When you Google “things to do in Sapa,” most of the stuff you read is written by people who visited for exactly two days in 2018 or an AI spitting out the same tired list of tourist traps. You’re going to get sold tickets to places that totally suck.
I’m tired of seeing expats and tourists fall for the same bad itineraries. So I’m making my own list. I took 10 of the most popular activities in and around the town, and I ranked them from totally skippable (worst) to absolutely mandatory (best).

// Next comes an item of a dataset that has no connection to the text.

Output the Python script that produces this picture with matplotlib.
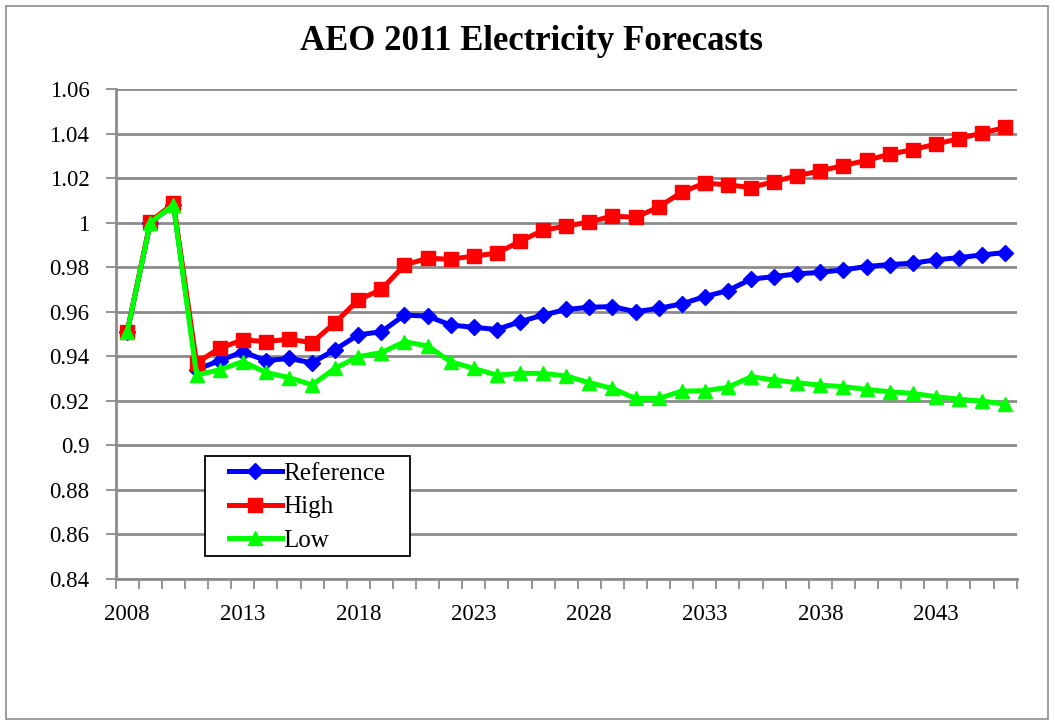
import matplotlib
matplotlib.use("Agg")
import matplotlib.pyplot as plt
from matplotlib.patches import Rectangle
from matplotlib.ticker import FixedLocator, NullFormatter, FixedFormatter

years = list(range(2008, 2047))
reference = [0.951, 1.000, 1.008, 0.934, 0.938, 0.942, 0.938, 0.939, 0.937, 0.943,
             0.9496, 0.951, 0.9585, 0.958, 0.954, 0.953, 0.952, 0.9555, 0.9585, 0.961,
             0.962, 0.9623, 0.960, 0.9615, 0.9635, 0.9668, 0.9695, 0.9746, 0.9758, 0.977,
             0.9777, 0.9788, 0.9803, 0.9812, 0.9818, 0.9833, 0.9843, 0.9855, 0.9866]
high = [0.951, 1.0005, 1.0087, 0.937, 0.9436, 0.9473, 0.9466, 0.9476, 0.9461, 0.9551,
        0.9653, 0.970, 0.981, 0.984, 0.9836, 0.985, 0.9863, 0.9916, 0.9966, 0.9985,
        1.0003, 1.003, 1.0024, 1.007, 1.0137, 1.0178, 1.017, 1.0158, 1.0185, 1.0211,
        1.0233, 1.0257, 1.028, 1.0308, 1.0328, 1.0353, 1.0378, 1.0403, 1.0428]
low = [0.951, 1.000, 1.008, 0.9316, 0.9339, 0.9376, 0.9327, 0.9304, 0.9271, 0.9346,
       0.9398, 0.9416, 0.9465, 0.9446, 0.9375, 0.9345, 0.9315, 0.9323, 0.9323, 0.9311,
       0.9281, 0.9255, 0.921, 0.921, 0.9243, 0.9245, 0.926, 0.9308, 0.9293, 0.9281,
       0.927, 0.9263, 0.9251, 0.924, 0.9233, 0.9218, 0.9207, 0.9198, 0.9185]
y_ticks = [0.84, 0.86, 0.88, 0.9, 0.92, 0.94, 0.96, 0.98, 1.0, 1.02, 1.04, 1.06]
y_labels = ["0.84", "0.86", "0.88", "0.9", "0.92", "0.94", "0.96", "0.98", "1", "1.02", "1.04", "1.06"]
x_label_years = [2008, 2013, 2018, 2023, 2028, 2033, 2038, 2043]

plt.rcParams['font.family'] = ['Liberation Serif', 'DejaVu Serif']

W, H = 1055, 725
fig = plt.figure(figsize=(W / 100, H / 100), dpi=100)
fig.patch.set_facecolor('white')
fig.add_artist(Rectangle((6 / W, 6 / H), 1042 / W, 713 / H, transform=fig.transFigure,
                         fill=False, edgecolor='#8c8c8c', linewidth=1.2))

ax = fig.add_axes([115.7 / W, 1 - 578.7 / H, (1016.7 - 115.7) / W, (578.7 - 89.2) / H])

idx = list(range(len(years)))
ax.plot(idx, reference, color='#0000FF', lw=3.6, marker='D', ms=8.5, label='Reference', zorder=3)
ax.plot(idx, high, color='#FF0000', lw=3.6, marker='s', ms=9.5, label='High', zorder=4)
ax.plot(idx, low, color='#00FF00', lw=3.6, marker='^', ms=10, label='Low', zorder=5)

ax.set_xlim(-0.5, len(years) - 0.5)
ax.set_ylim(0.84, 1.06)

ax.xaxis.set_major_locator(FixedLocator([i - 0.5 for i in range(len(years) + 1)]))
ax.xaxis.set_major_formatter(NullFormatter())
ax.xaxis.set_minor_locator(FixedLocator([years.index(y) for y in x_label_years]))
ax.xaxis.set_minor_formatter(FixedFormatter([str(y) for y in x_label_years]))
ax.tick_params(axis='x', which='major', direction='out', length=7, width=1.3, color='#8c8c8c')
ax.tick_params(axis='x', which='minor', length=0, pad=18, labelsize=16.5)

ax.set_yticks(y_ticks)
ax.set_yticklabels(y_labels)
ax.tick_params(axis='y', direction='out', length=7, width=1.3, color='#8c8c8c', pad=12, labelsize=16.5)

ax.grid(axis='y', color='#8c8c8c', lw=2)
ax.set_axisbelow(True)
for s in ['top', 'right']:
    ax.spines[s].set_visible(False)
for s in ['left', 'bottom']:
    ax.spines[s].set_color('#8c8c8c')
    ax.spines[s].set_linewidth(2)

# legend box (frame drawn separately to match the wide horizontal padding)
fig.add_artist(Rectangle((205 / W, 1 - 556 / H), 205 / W, 100 / H, transform=fig.transFigure,
                         facecolor='white', edgecolor='black', linewidth=1.3, zorder=9))
leg = fig.legend(loc='upper left', bbox_to_anchor=(229 / W, 1 - 462 / H),
                 bbox_transform=fig.transFigure,
                 fontsize=18, frameon=False, handlelength=2.1, handletextpad=0.05,
                 borderpad=0, labelspacing=0.45, borderaxespad=0)
leg.set_zorder(10)

fig.text(531 / W, 1 - 42 / H, 'AEO 2011 Electricity Forecasts', ha='center', va='center',
         fontsize=25, fontweight='bold')

fig.savefig('out.png', dpi=100)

- Quick Answer: If you are looking for the absolute best things to do in Sapa, get out of the dusty main town immediately. The top activities are sleeping in a deep valley homestay in Ta Van, taking the giant cable car up Mount Fansipan, and surviving a muddy, full-day trek with an independent local guide.

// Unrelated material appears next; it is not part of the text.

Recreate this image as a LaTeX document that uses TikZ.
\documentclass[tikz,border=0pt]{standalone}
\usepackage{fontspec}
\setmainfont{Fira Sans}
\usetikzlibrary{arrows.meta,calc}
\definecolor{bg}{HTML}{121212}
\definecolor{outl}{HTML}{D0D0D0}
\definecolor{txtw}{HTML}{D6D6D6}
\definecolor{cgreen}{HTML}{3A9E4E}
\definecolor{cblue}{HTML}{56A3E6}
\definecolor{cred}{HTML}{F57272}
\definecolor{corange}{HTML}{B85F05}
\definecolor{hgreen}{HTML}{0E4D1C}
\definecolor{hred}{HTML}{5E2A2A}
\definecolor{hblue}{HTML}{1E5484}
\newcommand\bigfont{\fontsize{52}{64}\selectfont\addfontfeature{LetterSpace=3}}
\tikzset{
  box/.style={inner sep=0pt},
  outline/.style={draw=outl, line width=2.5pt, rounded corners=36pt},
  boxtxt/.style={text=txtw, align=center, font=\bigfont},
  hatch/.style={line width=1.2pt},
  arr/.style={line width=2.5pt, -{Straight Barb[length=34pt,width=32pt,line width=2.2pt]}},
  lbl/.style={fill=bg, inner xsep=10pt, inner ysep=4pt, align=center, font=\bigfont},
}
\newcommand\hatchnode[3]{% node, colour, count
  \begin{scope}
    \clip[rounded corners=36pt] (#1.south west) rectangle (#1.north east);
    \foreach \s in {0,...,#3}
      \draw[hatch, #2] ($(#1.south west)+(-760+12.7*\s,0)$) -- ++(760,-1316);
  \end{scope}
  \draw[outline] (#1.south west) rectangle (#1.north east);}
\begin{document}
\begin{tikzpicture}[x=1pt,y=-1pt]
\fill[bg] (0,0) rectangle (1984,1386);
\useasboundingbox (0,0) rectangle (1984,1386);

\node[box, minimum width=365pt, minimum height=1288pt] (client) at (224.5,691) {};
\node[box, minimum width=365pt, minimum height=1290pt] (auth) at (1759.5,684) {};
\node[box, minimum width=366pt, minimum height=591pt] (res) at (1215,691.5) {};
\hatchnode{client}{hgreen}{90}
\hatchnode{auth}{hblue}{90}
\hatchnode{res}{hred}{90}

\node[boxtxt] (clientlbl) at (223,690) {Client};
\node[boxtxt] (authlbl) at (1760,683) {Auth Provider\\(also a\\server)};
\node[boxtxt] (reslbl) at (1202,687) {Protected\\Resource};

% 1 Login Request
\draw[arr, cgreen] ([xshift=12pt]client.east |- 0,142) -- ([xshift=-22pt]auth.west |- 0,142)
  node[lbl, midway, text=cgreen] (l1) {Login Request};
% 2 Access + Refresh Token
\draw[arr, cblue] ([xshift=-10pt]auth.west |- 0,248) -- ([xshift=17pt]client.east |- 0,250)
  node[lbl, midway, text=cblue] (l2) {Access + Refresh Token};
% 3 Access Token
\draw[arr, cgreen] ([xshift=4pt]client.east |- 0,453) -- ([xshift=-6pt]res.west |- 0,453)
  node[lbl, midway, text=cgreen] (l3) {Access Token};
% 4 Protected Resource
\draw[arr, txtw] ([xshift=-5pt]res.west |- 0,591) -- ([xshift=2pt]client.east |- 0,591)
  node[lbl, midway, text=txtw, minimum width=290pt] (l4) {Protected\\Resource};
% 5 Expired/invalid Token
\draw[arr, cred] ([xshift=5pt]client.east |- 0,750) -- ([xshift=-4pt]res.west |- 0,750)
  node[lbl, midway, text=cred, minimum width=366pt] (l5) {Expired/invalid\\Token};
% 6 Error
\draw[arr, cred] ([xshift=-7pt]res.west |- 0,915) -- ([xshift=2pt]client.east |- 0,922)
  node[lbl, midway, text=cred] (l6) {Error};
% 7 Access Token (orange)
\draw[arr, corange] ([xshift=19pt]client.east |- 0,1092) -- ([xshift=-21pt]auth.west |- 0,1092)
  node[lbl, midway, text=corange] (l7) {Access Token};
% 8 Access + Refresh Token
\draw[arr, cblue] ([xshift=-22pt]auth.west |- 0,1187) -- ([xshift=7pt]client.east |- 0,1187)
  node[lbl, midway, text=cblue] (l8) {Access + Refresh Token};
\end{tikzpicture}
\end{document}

- The “Hard Pass” (Do not waste your time):
- Sapa Love Market (1/10): Loud EDM, zero real culture left, mostly just kids pushed to ask for money.
- Moana Sapa & Fake Photo Parks (2/10): Paying an entry fee to take photos on plastic Bali swings. Completely silly.
- Hanging around Sapa Town (3.5/10): Constant construction dust, heavy traffic, and getting hassled by street vendors every five minutes.
- The “Okay if you have time” (Middle of the road):
- Rong May Glass Bridge (5/10): Awesome drop, but a massive waste of money if heavy fog rolls in.
- Cat Cat Village (5.5/10): Heavily commercialized “starter village.” Very crowded, but easy if you can’t walk far.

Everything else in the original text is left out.